Yale Bulletin and Calendar
News Stories

February 2 - February 9, 1998
Volume 26, Number 19
News Stories

Composer and performer-turned-conductor featured in campus concerts

Two major figures in the contemporary music world will take the stage on campus in the upcoming week.

Composer Ned Rorem. New Music New Haven will present works by Pulitzer Prize-winning guest composer Ned Rorem, once described by Time magazine as "the world's best composer of art songs," on Thursday, Feb. 5, at 8 p.m. in the Morse Recital Hall in Sprague Memorial Hall, 470 College St.

The program will include Rorem's "Songs of Sadness" for baritone, guitar, clarinet and cello and "Dances for Cello and Piano," as well as music by students in Yale's composition department. Admission is free, and the public is invited.

Rorem's compositions have included three symphonies, four piano concertos and an array of other orchestral works, music for numerous chamber music ensembles, six operas, choral works of every description, ballets and other music for the theater, and literally hundreds of songs and cycles. He is the author of 14 books, including five volumes of diaries and collections of lectures and criticism. His works have been commissioned and performed by major orchestras throughout the country, and he won the Pulitzer Prize in music in 1976 for his suite "Air Music."

Of his work, Rorem has said: "My music is a diary no less compromising than my prose. A diary nevertheless differs from a musical composition in that it depicts the moment, the writer's present mood, which, were it inscribed an hour later, could emerge quite otherwise.
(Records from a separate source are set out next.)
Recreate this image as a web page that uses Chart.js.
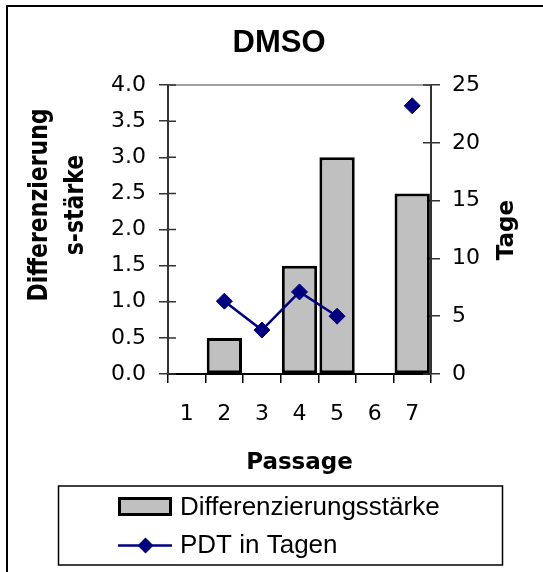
<!DOCTYPE html>
<html>
<head>
<meta charset="utf-8">
<script src="https://cdn.jsdelivr.net/npm/chart.js@4"></script>
<style>
  body { margin: 0; background: #fff; }
  #wrap { position: relative; width: 543px; height: 572px; overflow: hidden; }
  #frame { position: absolute; left: 6px; top: 5px; width: 600px; height: 600px;
           border-left: 2px solid #000; border-top: 2px solid #000; }
  canvas { position: absolute; left: 0; top: 0; }
</style>
</head>
<body>
<div id="wrap">
  <div id="frame"></div>
  <canvas id="dmsoChart" width="543" height="572"></canvas>
</div>
<script>
/* Data */
const passages = ["1", "2", "3", "4", "5", "6", "7"];
const diffStaerke = [0, 0.5, 0, 1.5, 3.0, 0, 2.5];
const pdtTage = [null, 6.3, 3.8, 7.1, 5.0, null, 23.2];

const leftTitle = ["Differenzierung", "s-stärke"];
const rightTitle = "Tage";

const tickFont = { family: "DejaVu Sans", size: 22 };
const boldFont = (size) => ({ family: "DejaVu Sans", size: size, weight: "bold", lineHeight: 1.2 });

/* inner tick marks + top border of plot area */
const frameLines = {
  id: "frameLines",
  beforeDatasetsDraw(chart) {
    const { ctx, chartArea: a, scales } = chart;
    ctx.save();
    ctx.strokeStyle = "#808080";
    ctx.lineWidth = 1.5;
    ctx.beginPath();
    ctx.moveTo(a.left, a.top);
    ctx.lineTo(a.right, a.top);
    ctx.stroke();

    ctx.strokeStyle = "#333";
    ctx.lineWidth = 1.5;
    ctx.beginPath();
    scales.y.ticks.forEach((t) => {
      const py = scales.y.getPixelForValue(t.value);
      ctx.moveTo(a.left, py);
      ctx.lineTo(a.left + 8, py);
    });
    scales.y1.ticks.forEach((t) => {
      const py = scales.y1.getPixelForValue(t.value);
      ctx.moveTo(a.right - 8, py);
      ctx.lineTo(a.right, py);
    });
    ctx.stroke();
    ctx.restore();
  },
};

/* rotated y axis titles (both read bottom to top) */
const axisTitles = {
  id: "axisTitles",
  afterDraw(chart) {
    const { ctx } = chart;
    const draw = (text, x, y, size, stretch) => {
      ctx.save();
      ctx.translate(x, y);
      ctx.scale(stretch, 1);
      ctx.rotate(-Math.PI / 2);
      ctx.font = "bold " + size + "px 'DejaVu Sans'";
      ctx.fillStyle = "#000";
      ctx.textAlign = "center";
      ctx.textBaseline = "middle";
      ctx.fillText(text, 0, 0);
      ctx.restore();
    };
    draw(leftTitle[0], 40.5, 205, 22, 1.2);
    draw(leftTitle[1], 76, 205, 22, 1.2);
    draw(rightTitle, 507.5, 230, 23, 1.0);
  },
};

/* boxed legend, two rows */
const boxLegend = {
  id: "boxLegend",
  afterDraw(chart) {
    const { ctx } = chart;
    const [bars, line] = chart.data.datasets;
    ctx.save();
    ctx.strokeStyle = "#000";
    ctx.lineWidth = 1.5;
    ctx.strokeRect(58.5, 486, 444, 79);

    // bar swatch
    ctx.fillStyle = bars.backgroundColor;
    ctx.fillRect(119.5, 498.5, 51, 16);
    ctx.strokeStyle = bars.borderColor;
    ctx.lineWidth = 3;
    ctx.strokeRect(119.5, 498.5, 51, 16);

    // line swatch
    ctx.strokeStyle = line.borderColor;
    ctx.lineWidth = 2.5;
    ctx.beginPath();
    ctx.moveTo(118, 545.5);
    ctx.lineTo(172, 545.5);
    ctx.stroke();
    ctx.fillStyle = line.pointBackgroundColor;
    ctx.beginPath();
    ctx.moveTo(145.5, 537.5);
    ctx.lineTo(153.5, 545.5);
    ctx.lineTo(145.5, 553.5);
    ctx.lineTo(137.5, 545.5);
    ctx.closePath();
    ctx.fill();

    ctx.fillStyle = "#000";
    ctx.font = "26px 'Liberation Sans'";
    ctx.textAlign = "left";
    ctx.textBaseline = "alphabetic";
    ctx.fillText(bars.label, 180, 515);
    ctx.fillText(line.label, 180, 552.5);
    ctx.restore();
  },
};

/* Chart */
const dmsoChart = new Chart(document.getElementById("dmsoChart"), {
  type: "bar",
  data: {
    labels: passages,
    datasets: [
      {
        label: "Differenzierungsstärke",
        data: diffStaerke,
        yAxisID: "y",
        backgroundColor: "#c0c0c0",
        borderColor: "#000",
        borderWidth: 3,
        borderSkipped: false,
        barPercentage: 0.94,
        categoryPercentage: 1.0,
        order: 1,
      },
      {
        type: "line",
        label: "PDT in Tagen",
        data: pdtTage,
        yAxisID: "y1",
        borderColor: "#000080",
        borderWidth: 2.5,
        pointStyle: "rectRot",
        pointRadius: 8,
        pointBackgroundColor: "#000080",
        pointBorderColor: "#000080",
        pointBorderWidth: 1,
        spanGaps: false,
        tension: 0,
        order: 0,
      },
    ],
  },
  options: {
    responsive: false,
    animation: false,
    devicePixelRatio: 1,
    layout: { padding: { left: 15 } },
    plugins: {
      legend: { display: false },
      tooltip: { enabled: false },
      title: {
        display: true,
        text: "DMSO",
        color: "#000",
        font: { family: "Liberation Sans", size: 31, weight: "bold", lineHeight: 1.2 },
        padding: { top: 24.4, bottom: 23.4 },
      },
    },
    scales: {
      x: {
        grid: { drawOnChartArea: false, tickLength: 9, color: "#000", lineWidth: 1.5 },
        border: { color: "#000", width: 2 },
        ticks: { font: tickFont, color: "#000", padding: 18, maxRotation: 0 },
        title: {
          display: true,
          text: "Passage",
          color: "#000",
          font: boldFont(23),
          padding: { top: 0, bottom: 95 },
        },
        afterFit: (s) => { s.height = 198; },
      },
      y: {
        position: "left",
        min: 0,
        max: 4,
        grid: { drawOnChartArea: false, tickLength: 9, color: "#333", lineWidth: 1.5 },
        border: { color: "#333", width: 2 },
        ticks: {
          stepSize: 0.5,
          font: tickFont,
          color: "#000",
          padding: 13,
          callback: (v) => v.toFixed(1),
        },
        afterFit: (s) => { s.width = 153; },
      },
      y1: {
        position: "right",
        min: 0,
        max: 25,
        grid: { drawOnChartArea: false, tickLength: 9, color: "#333", lineWidth: 1.5 },
        border: { color: "#333", width: 2 },
        ticks: { stepSize: 5, font: tickFont, color: "#000", padding: 12 },
        afterFit: (s) => { s.width = 112; },
      },
    },
  },
  plugins: [frameLines, axisTitles, boxLegend],
});
</script>
</body>
</html>
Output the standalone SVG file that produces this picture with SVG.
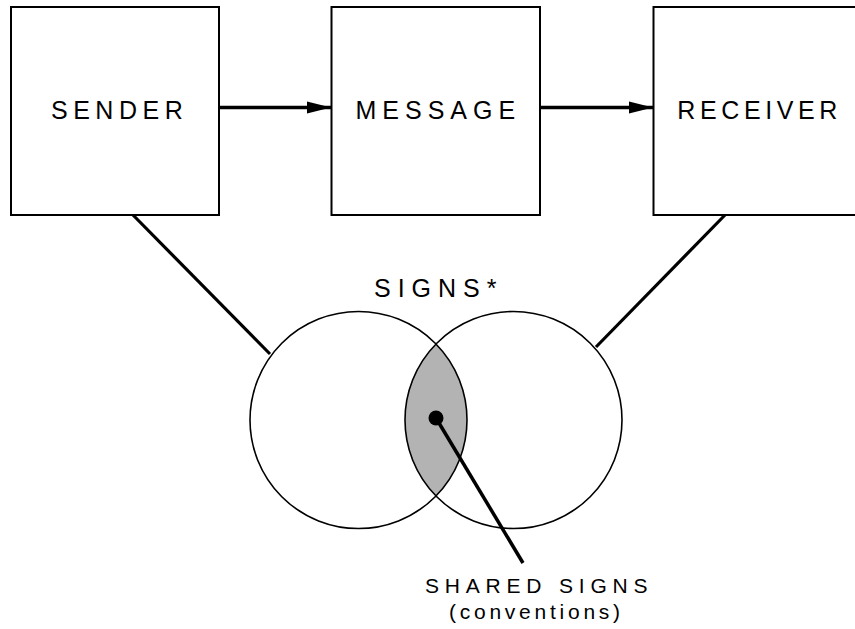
<svg xmlns="http://www.w3.org/2000/svg" width="855" height="629" viewBox="0 0 855 629">
<style>
.box{fill:#fff;stroke:#000;stroke-width:2}
.lbl{font-family:"Liberation Sans",Arial,sans-serif;font-size:25px;fill:#000}
.sm{font-family:"Liberation Sans",Arial,sans-serif;font-size:21px;fill:#000}
.conn{stroke:#000;stroke-width:3.2;fill:none}
.arrow{stroke:#000;stroke-width:3.5;fill:none;marker-end:url(#ah)}
.circ{fill:none;stroke:#000;stroke-width:1.6}
</style>
<defs>
<marker id="ah" markerUnits="userSpaceOnUse" markerWidth="26" markerHeight="14" refX="24" refY="6.5" orient="auto">
<path d="M0,0.5 L24,6.5 L0,12.5 Z" fill="#000"/>
</marker>
</defs>
<rect width="855" height="629" fill="#fff"/>
<g id="connectors">
<line class="arrow" x1="220" y1="107.5" x2="331" y2="107.5"/>
<line class="arrow" x1="541" y1="107.5" x2="653" y2="107.5"/>
<line class="conn" x1="133" y1="215" x2="270" y2="354"/>
<line class="conn" x1="725" y1="215" x2="596" y2="347"/>
</g>
<g id="sender">
<rect class="box" x="11" y="7" width="208" height="208"/>
<text class="lbl" x="51" y="119" style="letter-spacing:5.5px">SENDER</text>
</g>
<g id="message">
<rect class="box" x="331.5" y="7" width="208.5" height="208"/>
<text class="lbl" x="355.5" y="119" style="letter-spacing:6px">MESSAGE</text>
</g>
<g id="receiver">
<rect class="box" x="653.5" y="7" width="220" height="208"/>
<text class="lbl" x="677.3" y="119" style="letter-spacing:4.6px">RECEIVER</text>
</g>
<g id="signs">
<text class="lbl" x="374" y="297" style="letter-spacing:7px">SIGNS*</text>
<path d="M436,344.1 A108.5,108.5 0 0 1 436,495.9 A108.5,108.5 0 0 1 436,344.1 Z" fill="#b3b3b3"/>
<circle class="circ" cx="358.5" cy="420" r="108.5"/>
<circle class="circ" cx="513.5" cy="420" r="108.5"/>
</g>
<g id="shared-signs">
<line class="conn" x1="436" y1="418" x2="523" y2="563" style="stroke-width:3.5"/>
<circle cx="436" cy="418" r="7.5" fill="#000"/>
<text class="sm" x="425" y="593.3" style="letter-spacing:5.8px">SHARED SIGNS</text>
<text class="sm" x="449" y="619" style="letter-spacing:3.75px">(conventions)</text>
</g>
</svg>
I don't believe that composers notate their moods, they don't tell the music where to go -- it leads them ..."

Conductor Peter Oundjian. Peter Oundjian, who took up the conductor's baton in 1995 after 14 years as first violinist for the Tokyo String Quartet, will lead the Yale Symphony Orchestra (YSO) during its concert at 8 p.m. on Saturday, Feb. 7, in Woolsey Hall, corner of College and Grove streets.

Oundjian, who has been professor (adjunct) of violin at the School of Music since 1981, will lead the YSO as it performs Dvorak's Ninth Symphony ("From the New World"); Elgar's Cello Concerto, featuring soloist Daniel Adamson '98 of Davenport College; and Beethoven's "Cariolan Overture." General admission for the event is $3 for students and $5 for non-students; tickets will be available at the YSO office, in Rm. 304 of 165 Elm St., or at the door beginning at 7 p.m. on the night of the performance. For more information, call 432-4140.

During his tenure with the Tokyo String Quartet, Oundjian gave more than 130 performances in major concert halls throughout the world each year. During his last two seasons with the group, the quartet performed complete Beethoven cycles in Paris, Amsterdam, Vienna, Milan and New York City.

Although he has been active as a conductor from a young age, Oundjian made his formal conducting debut in 1995 with the Orchestra of St. Luke's for the 50th anniversary of the Caramoor International Music Festival in Toronto. The New York Times subsequently noted about Oundjian that "the arrival of a musically gifted new conductor is always cause to celebrate." In 1997, Oundjian was named artistic director of the Caramoor Festival.